TASK GOAL:
Your task is to retype, word for word, the lines from the start of the data through the line holding "W, H = 2134, 861". Do not include the pictures.

=====

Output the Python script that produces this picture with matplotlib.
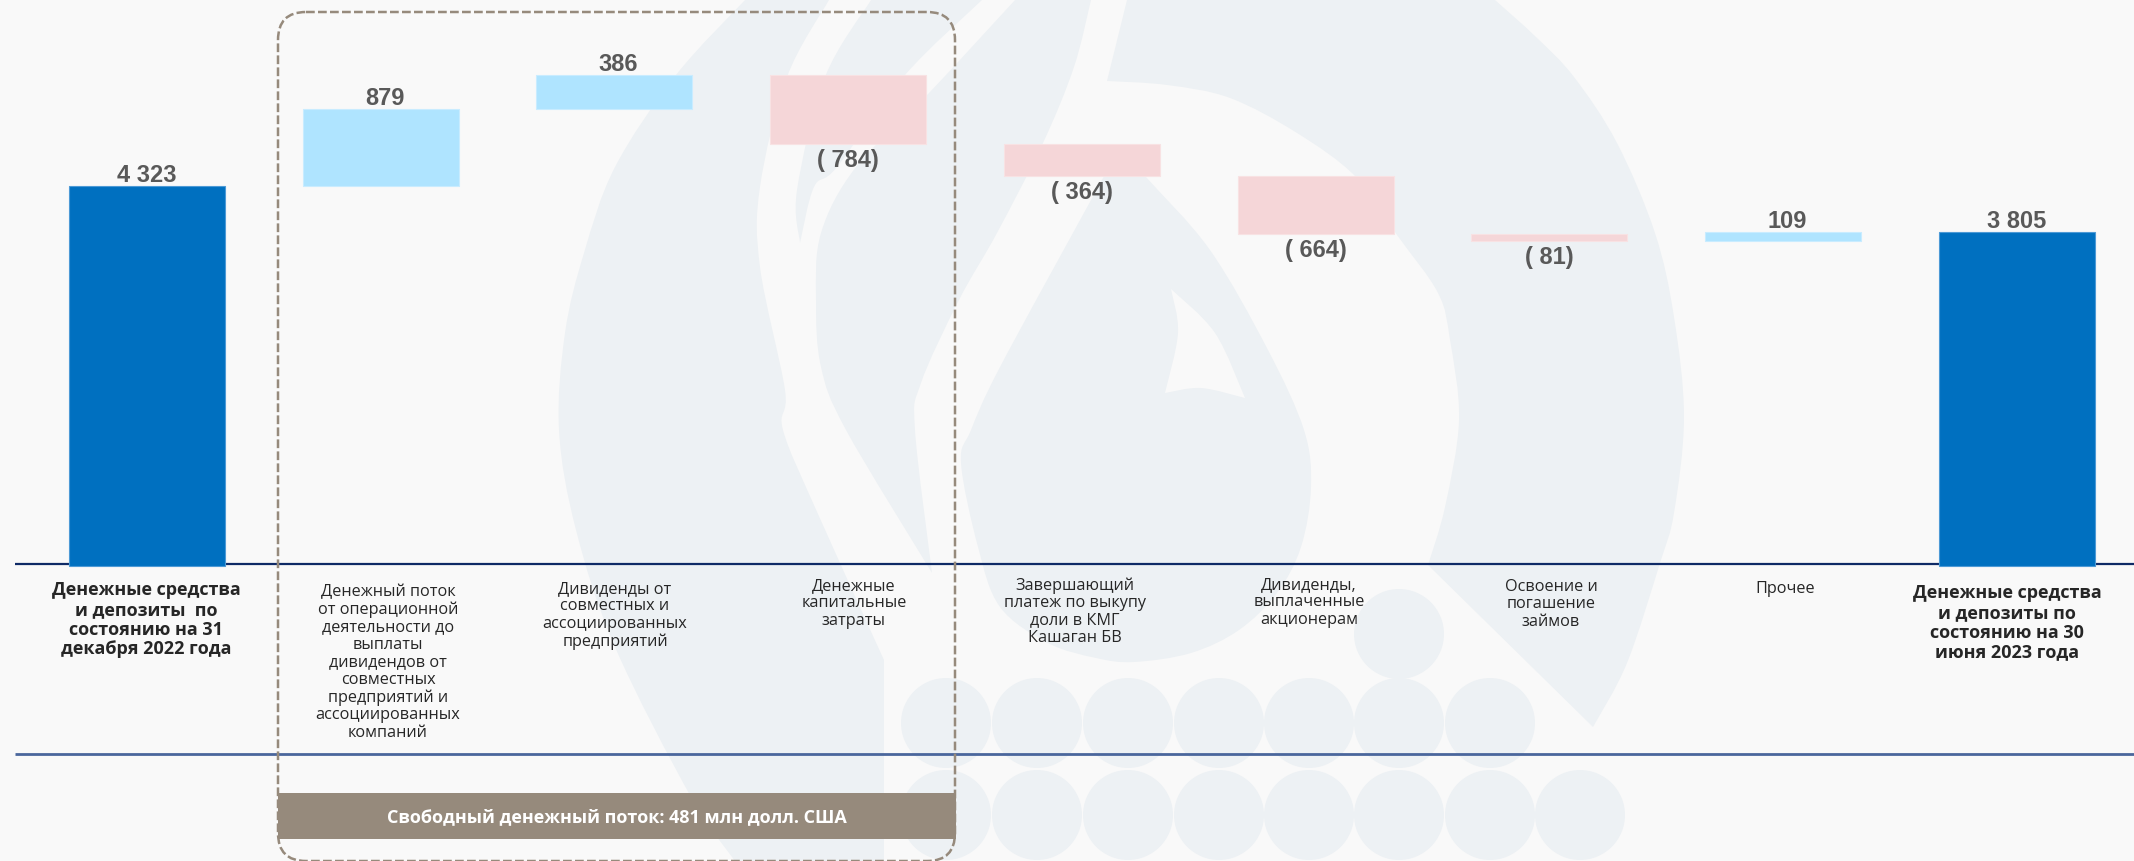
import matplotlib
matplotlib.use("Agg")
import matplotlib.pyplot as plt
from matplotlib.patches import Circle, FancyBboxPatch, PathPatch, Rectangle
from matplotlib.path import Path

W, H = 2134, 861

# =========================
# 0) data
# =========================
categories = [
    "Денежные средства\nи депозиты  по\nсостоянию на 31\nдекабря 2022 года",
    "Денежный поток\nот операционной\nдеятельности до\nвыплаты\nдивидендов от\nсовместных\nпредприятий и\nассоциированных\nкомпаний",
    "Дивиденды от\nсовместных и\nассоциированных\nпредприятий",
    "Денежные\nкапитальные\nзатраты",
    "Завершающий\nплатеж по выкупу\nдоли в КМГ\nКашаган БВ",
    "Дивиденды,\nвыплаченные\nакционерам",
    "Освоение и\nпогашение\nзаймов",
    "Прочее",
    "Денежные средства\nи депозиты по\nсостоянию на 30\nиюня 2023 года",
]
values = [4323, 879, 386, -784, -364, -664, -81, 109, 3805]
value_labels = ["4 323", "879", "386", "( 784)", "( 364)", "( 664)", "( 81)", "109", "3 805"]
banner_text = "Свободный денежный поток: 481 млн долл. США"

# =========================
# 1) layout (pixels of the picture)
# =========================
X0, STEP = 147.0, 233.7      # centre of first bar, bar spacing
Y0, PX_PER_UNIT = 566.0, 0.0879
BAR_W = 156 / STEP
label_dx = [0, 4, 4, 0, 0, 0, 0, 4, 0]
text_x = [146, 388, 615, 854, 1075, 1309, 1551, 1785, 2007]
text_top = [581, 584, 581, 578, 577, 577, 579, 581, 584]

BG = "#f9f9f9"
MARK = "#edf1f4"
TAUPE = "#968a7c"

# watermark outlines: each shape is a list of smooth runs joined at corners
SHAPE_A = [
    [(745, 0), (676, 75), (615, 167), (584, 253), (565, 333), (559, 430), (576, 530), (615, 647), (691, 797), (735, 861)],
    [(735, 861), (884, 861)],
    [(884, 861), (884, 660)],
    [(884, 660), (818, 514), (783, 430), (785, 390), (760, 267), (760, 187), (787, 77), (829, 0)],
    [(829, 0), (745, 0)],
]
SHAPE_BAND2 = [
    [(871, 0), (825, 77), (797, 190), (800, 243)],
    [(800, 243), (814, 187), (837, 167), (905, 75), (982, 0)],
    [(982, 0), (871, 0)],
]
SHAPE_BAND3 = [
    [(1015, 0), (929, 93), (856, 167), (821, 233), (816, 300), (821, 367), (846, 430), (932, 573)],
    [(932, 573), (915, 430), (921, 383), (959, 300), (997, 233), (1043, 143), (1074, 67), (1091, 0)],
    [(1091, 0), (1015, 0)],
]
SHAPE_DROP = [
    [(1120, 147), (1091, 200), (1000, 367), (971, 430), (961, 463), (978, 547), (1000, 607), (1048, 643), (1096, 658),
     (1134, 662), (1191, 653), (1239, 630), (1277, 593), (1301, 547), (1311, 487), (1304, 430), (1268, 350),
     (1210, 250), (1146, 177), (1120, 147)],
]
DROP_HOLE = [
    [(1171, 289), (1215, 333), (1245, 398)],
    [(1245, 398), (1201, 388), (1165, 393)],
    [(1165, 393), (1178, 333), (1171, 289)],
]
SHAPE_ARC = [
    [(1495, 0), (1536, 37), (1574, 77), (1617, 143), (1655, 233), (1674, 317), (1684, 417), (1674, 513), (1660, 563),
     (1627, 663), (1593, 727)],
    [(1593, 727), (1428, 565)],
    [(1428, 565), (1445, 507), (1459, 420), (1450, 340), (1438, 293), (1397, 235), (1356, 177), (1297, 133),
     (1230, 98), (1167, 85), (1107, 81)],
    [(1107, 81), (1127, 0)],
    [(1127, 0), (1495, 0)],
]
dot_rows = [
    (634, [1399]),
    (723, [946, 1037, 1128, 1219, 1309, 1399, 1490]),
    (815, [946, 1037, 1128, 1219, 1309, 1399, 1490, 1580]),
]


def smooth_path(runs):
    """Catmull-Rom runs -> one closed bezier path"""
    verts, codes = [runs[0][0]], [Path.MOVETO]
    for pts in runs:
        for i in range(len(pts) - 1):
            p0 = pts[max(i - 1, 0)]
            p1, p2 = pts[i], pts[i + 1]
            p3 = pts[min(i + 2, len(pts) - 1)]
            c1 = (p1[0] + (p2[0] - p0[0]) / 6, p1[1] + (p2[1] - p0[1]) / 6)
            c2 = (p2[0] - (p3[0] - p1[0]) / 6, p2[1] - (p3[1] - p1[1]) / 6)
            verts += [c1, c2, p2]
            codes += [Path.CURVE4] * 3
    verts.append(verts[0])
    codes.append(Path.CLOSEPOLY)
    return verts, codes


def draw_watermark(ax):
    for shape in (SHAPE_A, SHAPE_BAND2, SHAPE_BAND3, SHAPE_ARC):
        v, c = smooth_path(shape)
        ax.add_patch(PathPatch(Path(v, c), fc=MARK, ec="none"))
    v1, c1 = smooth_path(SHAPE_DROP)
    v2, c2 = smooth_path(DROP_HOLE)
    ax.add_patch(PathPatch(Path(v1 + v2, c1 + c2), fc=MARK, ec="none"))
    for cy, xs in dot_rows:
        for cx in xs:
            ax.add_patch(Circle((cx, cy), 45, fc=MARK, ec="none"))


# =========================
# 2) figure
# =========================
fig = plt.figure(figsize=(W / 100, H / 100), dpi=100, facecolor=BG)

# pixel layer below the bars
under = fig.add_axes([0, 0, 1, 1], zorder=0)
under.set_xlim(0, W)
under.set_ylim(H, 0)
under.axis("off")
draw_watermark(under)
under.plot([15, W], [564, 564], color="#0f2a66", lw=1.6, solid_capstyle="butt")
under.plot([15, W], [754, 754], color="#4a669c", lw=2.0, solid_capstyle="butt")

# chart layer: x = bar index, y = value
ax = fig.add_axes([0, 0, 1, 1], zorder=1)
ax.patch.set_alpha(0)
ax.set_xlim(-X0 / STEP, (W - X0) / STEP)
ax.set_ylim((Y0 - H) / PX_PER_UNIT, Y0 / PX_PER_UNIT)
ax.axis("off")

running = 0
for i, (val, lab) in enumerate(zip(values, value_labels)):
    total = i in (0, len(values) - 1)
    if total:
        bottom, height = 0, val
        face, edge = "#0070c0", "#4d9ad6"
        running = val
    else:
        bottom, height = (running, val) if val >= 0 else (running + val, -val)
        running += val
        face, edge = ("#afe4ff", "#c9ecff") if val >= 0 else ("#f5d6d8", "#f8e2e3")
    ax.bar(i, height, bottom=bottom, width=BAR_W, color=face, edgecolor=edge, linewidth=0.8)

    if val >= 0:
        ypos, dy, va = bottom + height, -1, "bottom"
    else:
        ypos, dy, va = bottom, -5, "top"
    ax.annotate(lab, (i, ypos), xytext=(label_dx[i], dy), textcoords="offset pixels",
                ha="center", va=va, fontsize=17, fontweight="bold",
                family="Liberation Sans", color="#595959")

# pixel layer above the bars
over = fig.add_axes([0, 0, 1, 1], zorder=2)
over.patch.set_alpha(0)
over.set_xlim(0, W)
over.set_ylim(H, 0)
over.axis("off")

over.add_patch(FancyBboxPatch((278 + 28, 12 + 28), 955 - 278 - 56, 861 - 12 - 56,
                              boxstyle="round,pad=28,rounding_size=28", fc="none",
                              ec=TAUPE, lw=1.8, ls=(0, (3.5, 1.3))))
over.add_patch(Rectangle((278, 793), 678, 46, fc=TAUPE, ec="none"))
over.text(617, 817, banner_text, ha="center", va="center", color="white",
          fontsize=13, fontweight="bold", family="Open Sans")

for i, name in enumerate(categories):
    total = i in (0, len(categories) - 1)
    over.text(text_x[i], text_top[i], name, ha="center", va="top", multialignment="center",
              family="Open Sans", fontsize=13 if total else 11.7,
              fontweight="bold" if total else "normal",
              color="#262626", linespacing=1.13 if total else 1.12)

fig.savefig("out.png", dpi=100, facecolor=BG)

=====

SOLUTION TO THIS PROBLEM:
Output the Python script that produces this picture with matplotlib.
import matplotlib
matplotlib.use("Agg")
import matplotlib.pyplot as plt
from matplotlib.patches import Circle, FancyBboxPatch, PathPatch, Rectangle
from matplotlib.path import Path

W, H = 2134, 861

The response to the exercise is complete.